The Dialog in the first Astonishing is great, and the flashbacks and in jokes are a great way to lure back fans like myself who remember the older XMen stories that are now considered classics. I also left the titles inthe era of 15 different covers and foil/hologram/3D images because the constant creative changes caused huge issues witht he characters.

I personally detested the Morrison run because like someone above said he never seemed to 'get' the characters. While he tried to flesh them out he actually disreguarded the core of the personalities in an attempt to 'modernize' or make things 'realistic'.

I recommend Astonishing to any fan of Whedon or the X-Men.
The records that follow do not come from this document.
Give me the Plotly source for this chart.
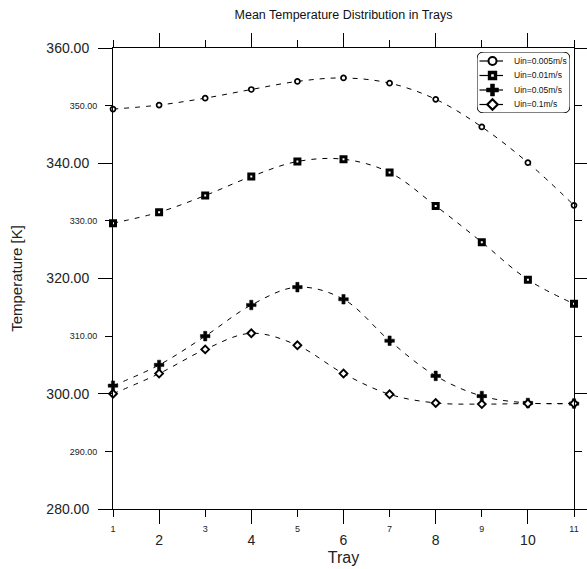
import plotly.graph_objects as go

trays = [1, 2, 3, 4, 5, 6, 7, 8, 9, 10, 11]
t_0005 = [349.4, 350.1, 351.3, 352.8, 354.2, 354.8, 353.9, 351.1, 346.3, 340.1, 332.7]
t_001 = [329.6, 331.5, 334.4, 337.7, 340.3, 340.7, 338.4, 332.6, 326.3, 319.8, 315.6]
t_005 = [301.4, 305.0, 310.0, 315.4, 318.5, 316.4, 309.2, 303.1, 299.6, 298.4, 298.3]
t_01 = [300.0, 303.5, 307.7, 310.5, 308.4, 303.5, 299.9, 298.4, 298.2, 298.3, 298.3]
names = ["Uin=0.005m/s", "Uin=0.01m/s", "Uin=0.05m/s", "Uin=0.1m/s"]

x_major = [2, 4, 6, 8, 10]
x_minor = [1, 3, 5, 7, 9, 11]
y_major = [280, 300, 320, 340, 360]
y_minor = [290, 310, 330, 350]

FONT = "Liberation Sans, Arial, sans-serif"
W, H = 587, 569
ML, MR, MT, MB = 113, 13, 48, 60
pw, ph = W - ML - MR, H - MT - MB

symbols = ["circle", "square", "cross", "diamond"]
fills = ["white", "white", "black", "white"]
sizes = [5, 5, 8, 6]
lwidths = [1.7, 3, 0.5, 1.9]
leg_sizes = [8, 6, 10, 8]
leg_lw = [2, 3.4, 0.5, 2.2]

fig = go.Figure()
for name, ys, sy, fc, sz, lw in zip(names, [t_0005, t_001, t_005, t_01], symbols, fills, sizes, lwidths):
    fig.add_trace(go.Scatter(
        x=trays, y=ys, name=name, mode="lines+markers", showlegend=False,
        line=dict(color="black", width=1, dash="5px,6px", shape="spline", smoothing=1),
        marker=dict(symbol=sy, size=sz, color=fc, line=dict(color="black", width=lw)),
        cliponaxis=False,
    ))

# minor-tick axes holder
fig.add_trace(go.Scatter(x=[1], y=[280], xaxis="x2", yaxis="y2", mode="markers",
                         marker=dict(opacity=0), showlegend=False, hoverinfo="skip"))

# custom compact legend on its own small axes (local pixel units)
box_x0, box_x1, box_y0, box_y1 = 477, 570, 52, 113
lw_box, lh_box = box_x1 - box_x0, box_y1 - box_y0
row_y = [9, 23.5, 38, 52.5]
for i, (name, sy, fc, sz, lw) in enumerate(zip(names, symbols, fills, leg_sizes, leg_lw)):
    fig.add_trace(go.Scatter(x=[2.5, 26], y=[row_y[i], row_y[i]], xaxis="x3", yaxis="y3",
                             mode="lines", line=dict(color="black", width=1.2),
                             showlegend=False, hoverinfo="skip"))
    fig.add_trace(go.Scatter(x=[15.5], y=[row_y[i]], xaxis="x3", yaxis="y3", mode="markers",
                             marker=dict(symbol=sy, size=sz, color=fc,
                                         line=dict(color="black", width=lw)),
                             showlegend=False, hoverinfo="skip"))
    fig.add_annotation(x=35, y=row_y[i], xref="x3", yref="y3", text=name, showarrow=False,
                       xanchor="left", yanchor="middle", font=dict(size=8.5, color="#111"))

ax_common = dict(showgrid=False, zeroline=False, ticks="outside", tickwidth=1,
                 tickcolor="black", mirror="ticks", automargin=False)

fig.update_layout(
    width=W, height=H,
    margin=dict(l=ML, r=MR, t=MT, b=MB),
    paper_bgcolor="white", plot_bgcolor="white",
    font=dict(family=FONT, color="#222"),
    showlegend=False,
    title=dict(text="Mean Temperature Distribution in Trays", x=(ML + (W - MR)) / 2 / W,
               xanchor="center", y=1 - 15 / H, yanchor="middle",
               font=dict(size=12.5, color="#111")),
    xaxis=dict(range=[1, 11], tickvals=x_major, ticktext=[str(v) for v in x_major],
               ticklen=14, tickfont=dict(size=14), showline=True, linecolor="black",
               linewidth=1, ticklabelstandoff=4,
               title=dict(text="Tray", font=dict(size=16), standoff=5),
               **ax_common),
    xaxis2=dict(range=[1, 11], overlaying="x", side="bottom", anchor="y",
                tickvals=x_minor, ticktext=[str(v) for v in x_minor], ticklabelstandoff=4,
                ticklen=7, tickfont=dict(size=9), showline=False, **ax_common),
    yaxis=dict(range=[280, 360], tickvals=y_major, ticktext=[f"{v:.2f}" for v in y_major],
               ticklen=14, tickfont=dict(size=14), showline=True, linecolor="black",
               linewidth=1, ticklabelstandoff=6,
               title=dict(text="Temperature [K]", font=dict(size=15), standoff=20),
               **ax_common),
    yaxis2=dict(range=[280, 360], overlaying="y", side="left", anchor="x",
                tickvals=y_minor, ticktext=[f"{v:.2f}" for v in y_minor],
                ticklen=7, tickfont=dict(size=9), showline=False, ticklabelstandoff=6,
                **ax_common),
    xaxis3=dict(domain=[(box_x0 - ML) / pw, (box_x1 - ML) / pw], range=[0, lw_box],
                anchor="y3", visible=False, fixedrange=True),
    yaxis3=dict(domain=[(H - MB - box_y1) / ph, (H - MB - box_y0) / ph], range=[lh_box, 0],
                anchor="x3", visible=False, fixedrange=True),
)

# rounded legend frame (decoration), drawn in the legend's local units
r = 7
path = (f"M {r} 0 L {lw_box - r} 0 Q {lw_box} 0 {lw_box} {r} L {lw_box} {lh_box - r} "
        f"Q {lw_box} {lh_box} {lw_box - r} {lh_box} L {r} {lh_box} Q 0 {lh_box} 0 {lh_box - r} "
        f"L 0 {r} Q 0 0 {r} 0 Z")
fig.add_shape(type="path", path=path, xref="x3", yref="y3",
              line=dict(color="black", width=1), fillcolor="white", layer="below")

fig.write_html("out.html")
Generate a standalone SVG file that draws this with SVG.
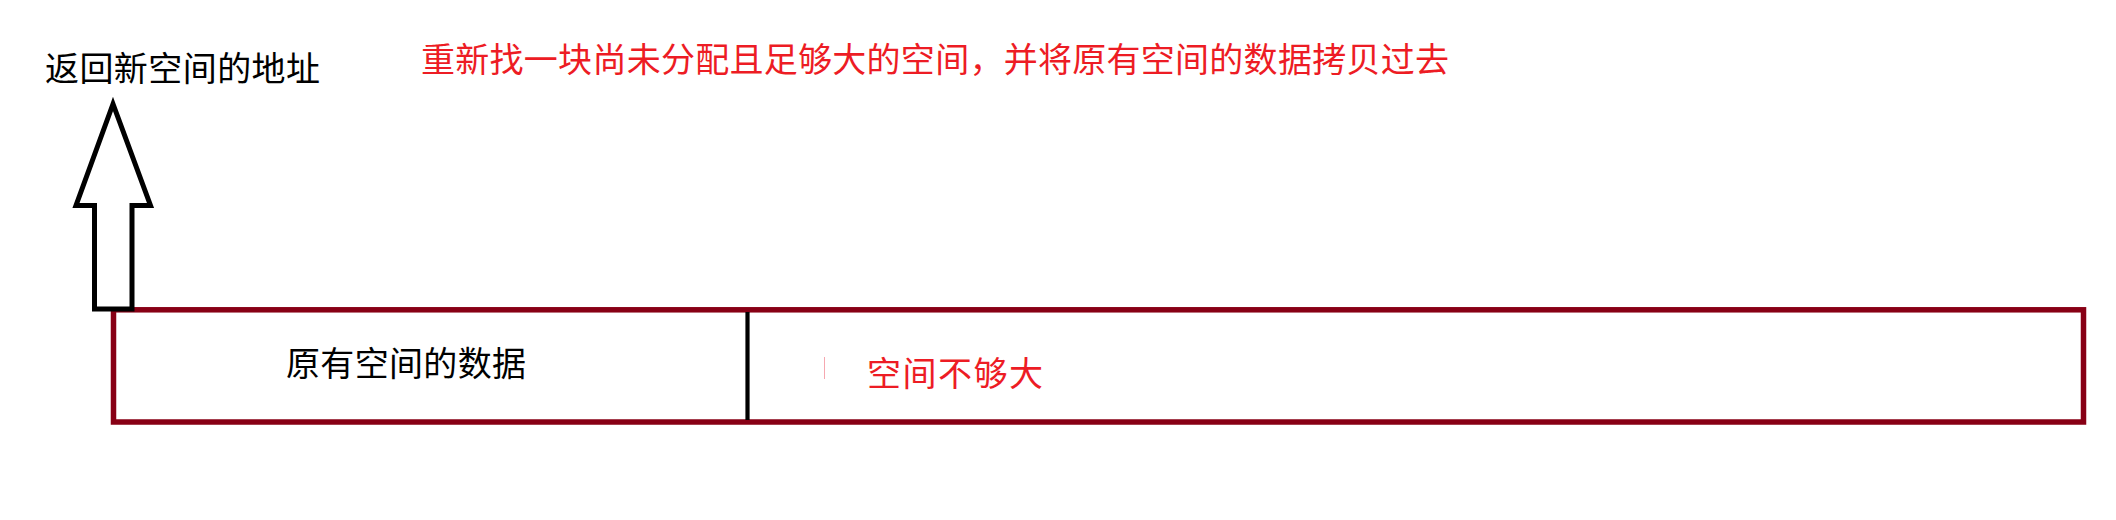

The art and writing are good, and since he is only signed on for 12 issues you can count on some self contained stories that will wrap up nicely into Trades in a year or two.
 

Viking Bastard said:
Yep. In fact I've found it to be mostly the old time fans that liked it the
most, the ones that gave up on the X-Men in the 90s. I will not say that it
is Morrison's best work or even the best X-Men I've read, but it's definately
the best X-Men of the last ten years or so. A few years back, 'X-Men' was
a bad word.

But I can't argue with that Morrison's not to everybody's tastes.

I've actually never been too impressed with Morrison. He's got some cool ideas, but I rarely like his characters, or how his big ideas wind up playing out. I dug his Batman in JLA quite a bit, though.

Gotta agree with you about the X-Men from early 90s on. Ugh. We had nearly a solid decade of good comics before that, at least. Just picked up the new Essential X-Men trade (#5, I think? It's got the X-Men vs Kulan Gath, Colossus vs Juggernaut, and the Lifedeath stories) and got to re-visit some of the old school goodness.

I did pick up the last two issues of Uncanny X-Men with Alan Davis doing the artwork and the storyline reintroducing the Fury robot monster from the old Alan Moore Captain Britain stories. I'm enjoying that quite a bit so far, and will certainly keep picking that one up if it continues to hold quality-wise.